Outre un endroit rêvé à habiter, le littoral est également une plate-forme économique. Immédiatement, on pense au tourisme bien sûr. L’accompagnement de cette activité, ainsi que la prise en compte de sa saisonnalité, sont deux axes que le SRADDT devra traiter. «L’économie du tourisme est vieillissante, notamment en terme d’hébergements», souligne François Deluga. Et de comparer l’offre régionale à celle de pays tels que la Tunisie, où une semaine en pension complète, transport compris, coûte moins cher qu’une location au bord de l’océan. «Il faut adapter notre parc, proposer de nouveaux produits.» Fini l’hébergement sec, place à l’originalité : thermoludisme, écotourisme…

sl72-13ar.jpg«Mais aussi important soit-il, le tourisme ne représente que 40 à 50 % de l’activité du littoral. Les autres secteurs pèsent donc pour moitié dans cette économie», reprend l’élu. Services, commerces, industries, agriculture, pêche, ostréiculture, activités portuaires, filière bois… fonctionnent à longueur d’année, et cette orientation «d’économie durable» apparaît comme une force à encourager. Les besoins de formation devront être pris en compte et le développement des activités émergentes (univers de la glisse, filière nautique) favorisé.

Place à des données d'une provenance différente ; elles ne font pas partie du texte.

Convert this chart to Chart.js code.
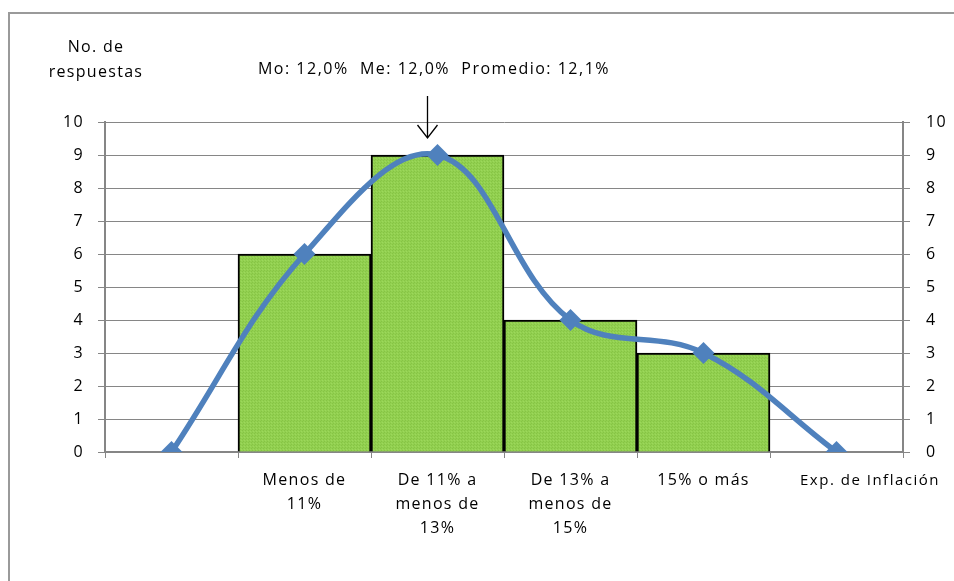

Car tout est lié. «La population qui va venir s’installer ici aura besoin de travailler.» Or si le littoral n’est pas à même d’offrir des emplois à ses ressortissants, ces derniers devront se déplacer pour en trouver ailleurs. Infrastructures et transports en commun devront suivre en conséquence. Des économies pourraient donc être faites en développant l’économie locale. D’autant qu’avec «le renchérissement des matières premières et des énergies, la hausse des coûts de déplacement est inévitable. A nous de l’anticiper.»

 

Préserver l’environnement

 

Cependant, l’accueil de populations nouvelles autant que le développement de l’économie ne pourront se faire qu’à la condition de préserver le cadre naturel exceptionnel qui caractérise le littoral aquitain. «S’étendant de la pointe de Grave à la Bidassoa, il se caractérise par un massif dunaire long de 233 km avec plus de 750 km de rivages maritimes, lacustres et estuariens enrichi du triptyque lac-forêt-dune.» Les trois départements côtiers (Gironde, Landes, Pyrénées-Atlantiques) recèlent en outre 390 zones naturelles d’intérêt écologique. «Nous avons le littoral le plus riche et le mieux protégé d’Europe.» Encore faut-il le garder.

Diverses pistes sont donc avancées afin d’y contribuer. La protection des sites et la lutte contre les risques de pollution seront renforcées. Des dispositifs de prévention des risques naturels seront mis en œuvre. Il s’agit notamment de réfléchir à l’érosion marine et au trait de côte, aux lacs intérieurs et aux bassins versants, d’améliorer la qualité des eaux de baignade ou de diminuer les risques d’incendies… La gestion des ressources (eau, énergies renouvelables, forêt, recyclage des déchets) sera au cœur des réflexions. Tout cela dans le but de préserver les milieux naturels et les écosystèmes littoraux.

 

Des idées aux réalisations

 

L’ensemble de ces orientations seront inscrites dans le SRADDT dont la sortie est prévue en juin prochain. Mais entre un texte plein de bonnes idées et leur application sur le terrain, il y a parfois beaucoup de chemin. C’est pourquoi, le Conseil régional, les trois Départements du littoral et dix Communautés de communes ont créé en juillet dernier le Groupement d’intérêt public (GIP) Littoral. «Il sera le bras armé du SRADDT», et devra mettre en place les préconisations concernant le littoral. «Nous n’attendons plus que la signature de l’Etat pour le mettre en marche… et nous commençons d’ailleurs à nous impatienter.»

La structure devrait avoir un budget de fonctionnement de 500 000 € par an financé à parité par l’Etat et les collectivités (Région, Départements, CdC). Pour lancer la machine et «avoir un fonds d’intervention sur plusieurs années», ces dernières demandent une enveloppe de 50 millions d’euros à l’Etat. «C’est ce qu’a obtenu la région Languedoc-Roussillon

Pour mieux comprendre le rôle du GIP, François Deluga n'hésite pas à le présenter comme le successeur direct de la MIACA (Mission interministérielle d’aménagement de la côte aquitaine). Cette institution, dirigée pendant dix-huit ans par Emile Biasini, a permis, dans les années 1970, la mise en place d'une politique de développement soucieuse d’éviter l’urbanisation linéaire et de maintenir de vastes zones d’équilibre naturel entre les pôles urbains et touristiques. «A l’époque, le droit de l’urbanisme appartenait à l’Etat. Aujourd’hui, la décentralisation a donné le droit des sols aux communes.» Le GIP se devra donc d’être la structure de coordination des politiques locales visant le développement du littoral.